REQUEST: Write the material out again in full, word for word. Do not include the pictures.

######

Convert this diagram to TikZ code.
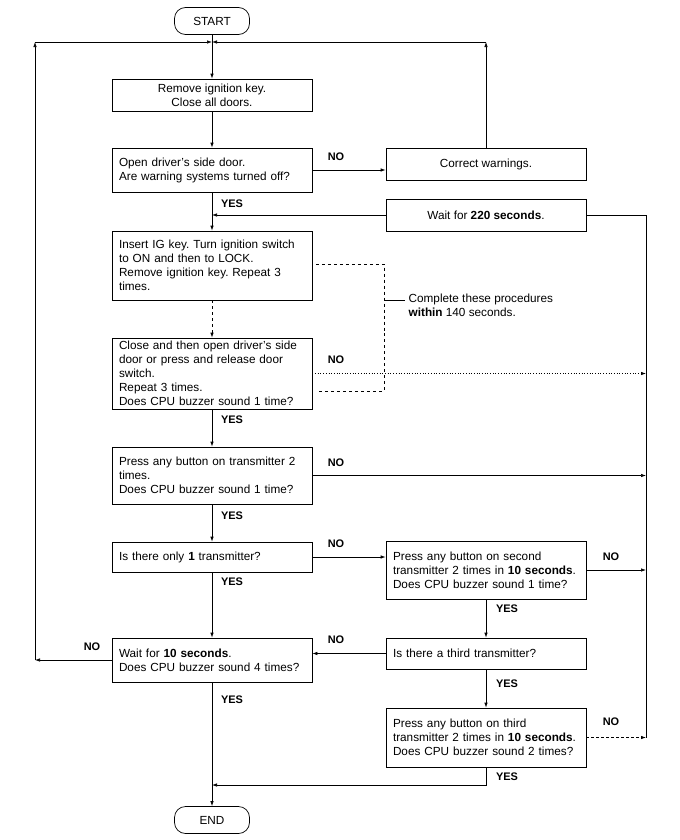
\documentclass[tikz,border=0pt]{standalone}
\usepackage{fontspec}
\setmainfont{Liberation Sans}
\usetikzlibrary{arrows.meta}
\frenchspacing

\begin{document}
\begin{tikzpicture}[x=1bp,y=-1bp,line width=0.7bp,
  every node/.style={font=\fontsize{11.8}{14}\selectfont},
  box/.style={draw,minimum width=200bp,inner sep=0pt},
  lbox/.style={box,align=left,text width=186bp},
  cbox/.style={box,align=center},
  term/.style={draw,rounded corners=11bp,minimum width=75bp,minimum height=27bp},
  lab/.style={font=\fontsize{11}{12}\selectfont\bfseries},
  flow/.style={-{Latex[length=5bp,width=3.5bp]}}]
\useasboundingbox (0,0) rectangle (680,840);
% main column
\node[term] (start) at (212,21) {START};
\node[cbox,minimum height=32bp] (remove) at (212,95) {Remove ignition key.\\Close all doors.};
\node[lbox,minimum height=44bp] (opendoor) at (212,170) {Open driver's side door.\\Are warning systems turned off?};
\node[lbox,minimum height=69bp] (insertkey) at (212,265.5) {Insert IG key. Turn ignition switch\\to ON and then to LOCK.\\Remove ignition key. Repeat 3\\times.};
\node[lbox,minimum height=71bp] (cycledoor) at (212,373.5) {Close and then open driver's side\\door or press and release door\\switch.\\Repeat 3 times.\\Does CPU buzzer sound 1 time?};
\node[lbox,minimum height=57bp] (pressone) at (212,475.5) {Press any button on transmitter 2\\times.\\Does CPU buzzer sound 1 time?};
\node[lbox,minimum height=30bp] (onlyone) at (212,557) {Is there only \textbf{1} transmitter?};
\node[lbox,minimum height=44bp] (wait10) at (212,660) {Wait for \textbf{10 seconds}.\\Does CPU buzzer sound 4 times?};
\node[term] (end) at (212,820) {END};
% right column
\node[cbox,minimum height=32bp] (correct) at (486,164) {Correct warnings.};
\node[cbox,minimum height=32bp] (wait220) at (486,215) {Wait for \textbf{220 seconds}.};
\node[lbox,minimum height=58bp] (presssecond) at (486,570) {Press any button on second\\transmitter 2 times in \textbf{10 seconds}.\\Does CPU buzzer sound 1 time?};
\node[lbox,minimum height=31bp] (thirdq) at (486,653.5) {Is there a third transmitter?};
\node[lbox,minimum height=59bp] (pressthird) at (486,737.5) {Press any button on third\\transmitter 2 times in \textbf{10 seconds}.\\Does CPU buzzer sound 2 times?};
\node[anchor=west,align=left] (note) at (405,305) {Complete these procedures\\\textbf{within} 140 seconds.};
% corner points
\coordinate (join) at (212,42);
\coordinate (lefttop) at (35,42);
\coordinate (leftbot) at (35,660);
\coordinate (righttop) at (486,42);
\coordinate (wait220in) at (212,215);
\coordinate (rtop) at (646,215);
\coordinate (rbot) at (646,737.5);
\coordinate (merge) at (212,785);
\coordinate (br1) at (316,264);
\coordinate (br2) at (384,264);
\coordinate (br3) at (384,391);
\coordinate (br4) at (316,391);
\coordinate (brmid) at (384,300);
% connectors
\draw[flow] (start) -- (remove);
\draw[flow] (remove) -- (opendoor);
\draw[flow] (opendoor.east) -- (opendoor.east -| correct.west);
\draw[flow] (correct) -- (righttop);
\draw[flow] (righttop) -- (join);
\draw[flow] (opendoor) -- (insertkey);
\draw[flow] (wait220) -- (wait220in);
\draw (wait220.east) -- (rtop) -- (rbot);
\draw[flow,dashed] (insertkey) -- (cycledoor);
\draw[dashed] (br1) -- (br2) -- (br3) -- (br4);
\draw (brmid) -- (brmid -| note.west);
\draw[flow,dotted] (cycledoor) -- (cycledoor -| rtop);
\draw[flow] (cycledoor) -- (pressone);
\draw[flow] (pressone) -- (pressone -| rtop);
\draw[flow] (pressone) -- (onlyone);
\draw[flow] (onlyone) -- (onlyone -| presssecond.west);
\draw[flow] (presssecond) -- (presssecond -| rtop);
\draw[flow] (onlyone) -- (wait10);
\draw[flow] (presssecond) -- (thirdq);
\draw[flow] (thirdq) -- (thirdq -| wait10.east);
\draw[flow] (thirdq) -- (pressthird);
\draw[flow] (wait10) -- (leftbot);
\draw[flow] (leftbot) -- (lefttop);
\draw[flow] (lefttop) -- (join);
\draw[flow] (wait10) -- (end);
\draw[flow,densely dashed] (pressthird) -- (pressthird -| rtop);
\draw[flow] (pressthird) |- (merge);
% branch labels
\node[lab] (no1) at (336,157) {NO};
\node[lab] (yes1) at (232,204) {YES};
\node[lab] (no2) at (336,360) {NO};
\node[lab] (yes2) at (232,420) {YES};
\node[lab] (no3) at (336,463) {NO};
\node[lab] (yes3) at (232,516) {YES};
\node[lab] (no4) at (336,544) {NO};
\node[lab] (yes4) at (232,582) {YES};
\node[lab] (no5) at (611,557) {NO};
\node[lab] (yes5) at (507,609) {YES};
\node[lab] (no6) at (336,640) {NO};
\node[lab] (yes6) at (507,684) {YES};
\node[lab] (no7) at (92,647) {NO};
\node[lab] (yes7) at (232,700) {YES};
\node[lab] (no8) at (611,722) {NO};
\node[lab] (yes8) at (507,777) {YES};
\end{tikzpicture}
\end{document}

######

SOLUTION FOR THIS EXERCISE:
Convert this diagram to TikZ code.
\documentclass[tikz,border=0pt]{standalone}
\usepackage{fontspec}
\setmainfont{Liberation Sans}
\usetikzlibrary{arrows.meta}
\frenchspacing

\begin{document}
\begin{tikzpicture}[x=1bp,y=-1bp,line width=0.7bp,
  every node/.style={font=\fontsize{11.8}{14}\selectfont},
  box/.style={draw,minimum width=200bp,inner sep=0pt},
  lbox/.style={box,align=left,text width=186bp},
  cbox/.style={box,align=center},
  term/.style={draw,rounded corners=11bp,minimum width=75bp,minimum height=27bp},
  lab/.style={font=\fontsize{11}{12}\selectfont\bfseries},
  flow/.style={-{Latex[length=5bp,width=3.5bp]}}]
\useasboundingbox (0,0) rectangle (680,840);
% main column
\node[term] (start) at (212,21) {START};
\node[cbox,minimum height=32bp] (remove) at (212,95) {Remove ignition key.\\Close all doors.};
\node[lbox,minimum height=44bp] (opendoor) at (212,170) {Open driver's side door.\\Are warning systems turned off?};
\node[lbox,minimum height=69bp] (insertkey) at (212,265.5) {Insert IG key. Turn ignition switch\\to ON and then to LOCK.\\Remove ignition key. Repeat 3\\times.};
\node[lbox,minimum height=71bp] (cycledoor) at (212,373.5) {Close and then open driver's side\\door or press and release door\\switch.\\Repeat 3 times.\\Does CPU buzzer sound 1 time?};
\node[lbox,minimum height=57bp] (pressone) at (212,475.5) {Press any button on transmitter 2\\times.\\Does CPU buzzer sound 1 time?};
\node[lbox,minimum height=30bp] (onlyone) at (212,557) {Is there only \textbf{1} transmitter?};
\node[lbox,minimum height=44bp] (wait10) at (212,660) {Wait for \textbf{10 seconds}.\\Does CPU buzzer sound 4 times?};
\node[term] (end) at (212,820) {END};
% right column
\node[cbox,minimum height=32bp] (correct) at (486,164) {Correct warnings.};
\node[cbox,minimum height=32bp] (wait220) at (486,215) {Wait for \textbf{220 seconds}.};
\node[lbox,minimum height=58bp] (presssecond) at (486,570) {Press any button on second\\transmitter 2 times in \textbf{10 seconds}.\\Does CPU buzzer sound 1 time?};
\node[lbox,minimum height=31bp] (thirdq) at (486,653.5) {Is there a third transmitter?};
\node[lbox,minimum height=59bp] (pressthird) at (486,737.5) {Press any button on third\\transmitter 2 times in \textbf{10 seconds}.\\Does CPU buzzer sound 2 times?};
\node[anchor=west,align=left] (note) at (405,305) {Complete these procedures\\\textbf{within} 140 seconds.};
% corner points
\coordinate (join) at (212,42);
\coordinate (lefttop) at (35,42);
\coordinate (leftbot) at (35,660);
\coordinate (righttop) at (486,42);
\coordinate (wait220in) at (212,215);
\coordinate (rtop) at (646,215);
\coordinate (rbot) at (646,737.5);
\coordinate (merge) at (212,785);
\coordinate (br1) at (316,264);
\coordinate (br2) at (384,264);
\coordinate (br3) at (384,391);
\coordinate (br4) at (316,391);
\coordinate (brmid) at (384,300);
% connectors
\draw[flow] (start) -- (remove);
\draw[flow] (remove) -- (opendoor);
\draw[flow] (opendoor.east) -- (opendoor.east -| correct.west);
\draw[flow] (correct) -- (righttop);
\draw[flow] (righttop) -- (join);
\draw[flow] (opendoor) -- (insertkey);
\draw[flow] (wait220) -- (wait220in);
\draw (wait220.east) -- (rtop) -- (rbot);
\draw[flow,dashed] (insertkey) -- (cycledoor);
\draw[dashed] (br1) -- (br2) -- (br3) -- (br4);
\draw (brmid) -- (brmid -| note.west);
\draw[flow,dotted] (cycledoor) -- (cycledoor -| rtop);
\draw[flow] (cycledoor) -- (pressone);
\draw[flow] (pressone) -- (pressone -| rtop);
\draw[flow] (pressone) -- (onlyone);
\draw[flow] (onlyone) -- (onlyone -| presssecond.west);
\draw[flow] (presssecond) -- (presssecond -| rtop);
\draw[flow] (onlyone) -- (wait10);
\draw[flow] (presssecond) -- (thirdq);
\draw[flow] (thirdq) -- (thirdq -| wait10.east);
\draw[flow] (thirdq) -- (pressthird);
\draw[flow] (wait10) -- (leftbot);
\draw[flow] (leftbot) -- (lefttop);
\draw[flow] (lefttop) -- (join);
\draw[flow] (wait10) -- (end);
\draw[flow,densely dashed] (pressthird) -- (pressthird -| rtop);
\draw[flow] (pressthird) |- (merge);
% branch labels
\node[lab] (no1) at (336,157) {NO};
\node[lab] (yes1) at (232,204) {YES};
\node[lab] (no2) at (336,360) {NO};
\node[lab] (yes2) at (232,420) {YES};
\node[lab] (no3) at (336,463) {NO};
\node[lab] (yes3) at (232,516) {YES};
\node[lab] (no4) at (336,544) {NO};
\node[lab] (yes4) at (232,582) {YES};
\node[lab] (no5) at (611,557) {NO};
\node[lab] (yes5) at (507,609) {YES};
\node[lab] (no6) at (336,640) {NO};
\node[lab] (yes6) at (507,684) {YES};
\node[lab] (no7) at (92,647) {NO};
\node[lab] (yes7) at (232,700) {YES};
\node[lab] (no8) at (611,722) {NO};
\node[lab] (yes8) at (507,777) {YES};
\end{tikzpicture}
\end{document}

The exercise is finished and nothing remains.